Et comment ne pas insister sur Body Individual, titre sur lequel Robin invoque plus qu'elle ne chante et où les drums de Loel arrivent doucement pour se poser en une longue improvisation presque free-jazz ; où la guitare de Mathieu trouve les plus invraisemblables angles avec son ampli pour provoquer les réverbs les plus profondes... magique !
Reste cette assourdissante vérité, This Deafening Verity, courte composition drone-ambient qui laisse Robin Wattie appeler, à la façon d'un chamane en quête d'absolu, toutes les sources de l'univers puis s'arrête, net, sans crier gare ; comme pour nous faire saliver à l'idée de tout ce que Big│Brave sera capable de nous servir dans un futur prometteur...
Un album sublime. Peut-être le meilleur des canadiens.
Comme quoi, les à priori... (Sortie le 10 mai chez Southern Lord)
*Holding Pattern
A écouter : Body Individual, This Deafening Verity
Après la sortie, en 2015, de leur album révélation Au De La et une tournée en support de Sunn O))), le moins que l'on puisse dire est que le trio montréalais Big│Brave a réussi à susciter une véritable attente autour de son nom. De retour avec un troisième opus intitulé Ardor, le groupe organise un peu plus encore les structures de son doom – drone fait de feedbacks, de reverb et de distorsions en un grand tout qui, pour démesuré qu'il puisse paraître, n'en est que plus proche de l'excellence. Démesuré ? Trois titres seulement pour plus de quarante minutes d'expérimentation. Excellence ? Big│Brave excelle dans l'art de l'organisation ; au point de réussir le tour de force de calibrer les guitares, les drums et les vocaux autour d'une nouvelle unité de temps sonore qui redéfinit tout. Un titre de treize minutes ? Qu'à cela ne tienne. A la deuxième écoute, on a déjà les points d'orgue en tête. Et on y retourne. Encore. Car Big│Brave excelle dans l'art de la composition, disposant de cette faculté d'organiser les parties musicales d'une manière si juste (sur Sound , titre d'ouverture par exemple) et si inspirée que les détails s'estompent au profit de l'ensemble et que l'ensemble rappelle discrètement chaque détail. Sound et Borer proposent des approches structurelles fort proches, où les guitares et la batterie dessinent un cycle rythmique répétitif autour duquel vient se lover la voix toute en scansion de Robin Wattie, tandis que Lull offre un lent dispositif de montée en tension, presque imperceptible, jusqu'à une résolution finale d'une gluante épaisseur « dronesque ».

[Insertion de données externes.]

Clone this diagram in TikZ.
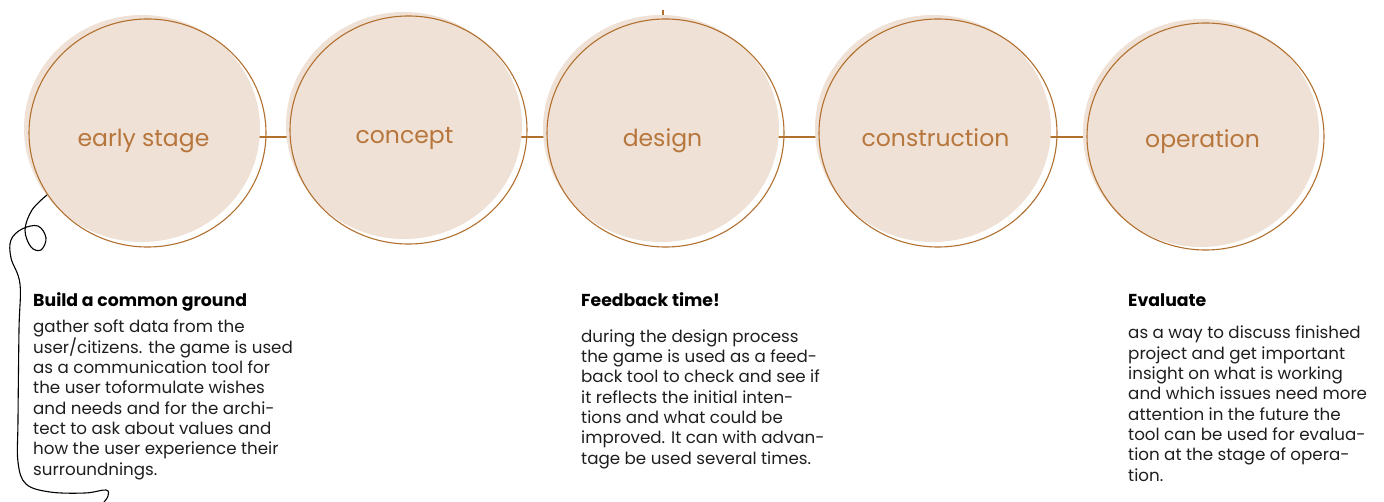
\documentclass[tikz,border=0pt]{standalone}
\usepackage{fontspec}
\setmainfont{Poppins}
\usetikzlibrary{shapes.geometric}
\definecolor{blush}{HTML}{F0E1D6}
\definecolor{rust}{HTML}{B2702F}
\definecolor{rusttext}{HTML}{B7773C}
\definecolor{bodyink}{HTML}{1E1E1E}
\tikzset{
  fillell/.style={ellipse, fill=blush, inner sep=0pt, minimum width=236pt, minimum height=227pt},
  ringell/.style={ellipse, draw=rust, line width=1.1pt, inner sep=0pt, minimum width=237pt, minimum height=228pt},
  stagelabel/.style={anchor=base, text=rusttext, font=\fontsize{23.5}{28}\selectfont, inner sep=0pt},
  link/.style={draw=rust, line width=1.3pt},
  heading/.style={anchor=base west, inner sep=0pt, font=\fontsize{17.3}{20}\selectfont\bfseries, text=black},
  bodytext/.style={anchor=base west, inner sep=0pt, align=left, font=\fontsize{16.7}{20.3}\selectfont, text=bodyink},
  squiggle/.style={draw=black, line width=1.1pt}
}
\begin{document}
\begin{tikzpicture}[x=1pt,y=-1pt]
\useasboundingbox (0,0) rectangle (1384,502);
% connector anchor points
\coordinate (c1) at (150,137);
\coordinate (c2) at (404,137);
\coordinate (c3) at (661,137);
\coordinate (c4) at (933,137);
\coordinate (c5) at (1201,137);
\draw[link] (c1) -- (c2) -- (c3) -- (c4) -- (c5);
\coordinate (t1) at (663,10);
\coordinate (t2) at (663,17);
\draw[link] (t1) -- (t2);
% filled discs
\node[fillell] (f1) at (142,128.5) {};
\node[fillell] (f2) at (404,125.5) {};
\node[fillell] (f3) at (661,128.5) {};
\node[fillell] (f4) at (933,128.5) {};
\node[fillell, minimum height=228pt] (f5) at (1201,133) {};
% outline rings
\node[ringell] (o1) at (147.5,133) {};
\node[ringell] (o2) at (408.5,130) {};
\node[ringell] (o3) at (665.5,133) {};
\node[ringell, minimum width=238pt] (o4) at (938,133) {};
\node[ringell, minimum height=227pt] (o5) at (1205.5,136.5) {};
% labels
\node[stagelabel] (l1) at (143.5,147) {early stage};
\node[stagelabel] (l2) at (404.5,144) {concept};
\node[stagelabel] (l3) at (662.5,147) {design};
\node[stagelabel] (l4) at (935.5,147) {construction};
\node[stagelabel] (l5) at (1202.5,148) {operation};
% squiggle
\draw[squiggle] plot[smooth, tension=0.6] coordinates {(47,195) (32,210) (25,230) (31,247) (41,250) (46,238) (38,226) (22,229) (11,240) (11,258) (20,284) (19,330) (18,420) (18,462) (26,484) (50,492) (85,493) (106,490) (108,496) (104,502)};
% texts (body nodes are anchored at the baseline of their last line)
\node[heading] (h1) at (33,307) {Build a common ground};
\node[bodytext] (b1) at (33,475) {gather soft data from the\\user/citizens. the game is used\\as a communication tool for\\the user toformulate wishes\\and needs and for the archi-\\tect to ask about values and\\how the user experience their\\surroundnings.};
\node[heading] (h2) at (581,307) {Feedback time!};
\node[bodytext] (b2) at (581,464) {during the design process\\the game is used as a feed-\\back tool to check and see if\\it reflects the initial inten-\\tions and what could be\\improved. It can with advan-\\tage be used several times.};
\node[heading] (h3) at (1128,307) {Evaluate};
\node[bodytext] (b3) at (1128,481) {as a way to discuss finished\\project and get important\\insight on what is working\\and which issues need more\\attention in the future the\\tool can be used for evalua-\\tion at the stage of opera-\\tion.};
\end{tikzpicture}
\end{document}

Mais Big│Brave excelle par dessus tout dans la maîtrise des techniques. Qu'il suffise de voir le groupe sur scène pour apprécier à quel point Mathieu Bernard Ball génère les feedbacks et en gère la destinée, trouvant les angles les plus improbables entre sa guitare et son ampli, jouant de son corps pour en contrôler le moindre effet ; pour apprécier à quel point Louis-Alexandre Beauregard cogne sur sa caisse claire, fait trembler sa hi-hat comme si c'était le dernier geste de sa vie. Il donne tout, mais il peut reprendre, comme bon lui semble. Alors il cogne puis étouffe la persistance du son... Et si Robin Wattie sature ses riffs de guitare jusqu'aux confins de l'hypnose sonore, c'est sa voix, miraculeuse émancipation lyrique presque issue d'une improbable rencontre entre Bjork (pour la douce folie) et Sinead O'Connor, période The Lion and The Cobra (pour l'art de la scansion syncopée) qui intime la brisure rythmique définitive. Alors, tel cet arc bandé de quatre cordes lâchant sa flèche, lorsque tous les instruments se taisent, à l'unisson, pour redémarrer aussitôt, alors entend-on les micro-silences. Des silences bruyants dont on ne connaîtra probablement jamais l'origine : faut-il y entendre tout ce que le groupe, exténué, n'a pas eu la force d'ajouter ou faut-il imaginer qu'il existe des profondeurs musicales desquelles il paraît impossible de faire remonter la moindre note vers la surface...
Ardor dit tout cela, et plus encore, à celui qui se laisse emporter. A celui qui sait aussi écouter les silences... Brillant.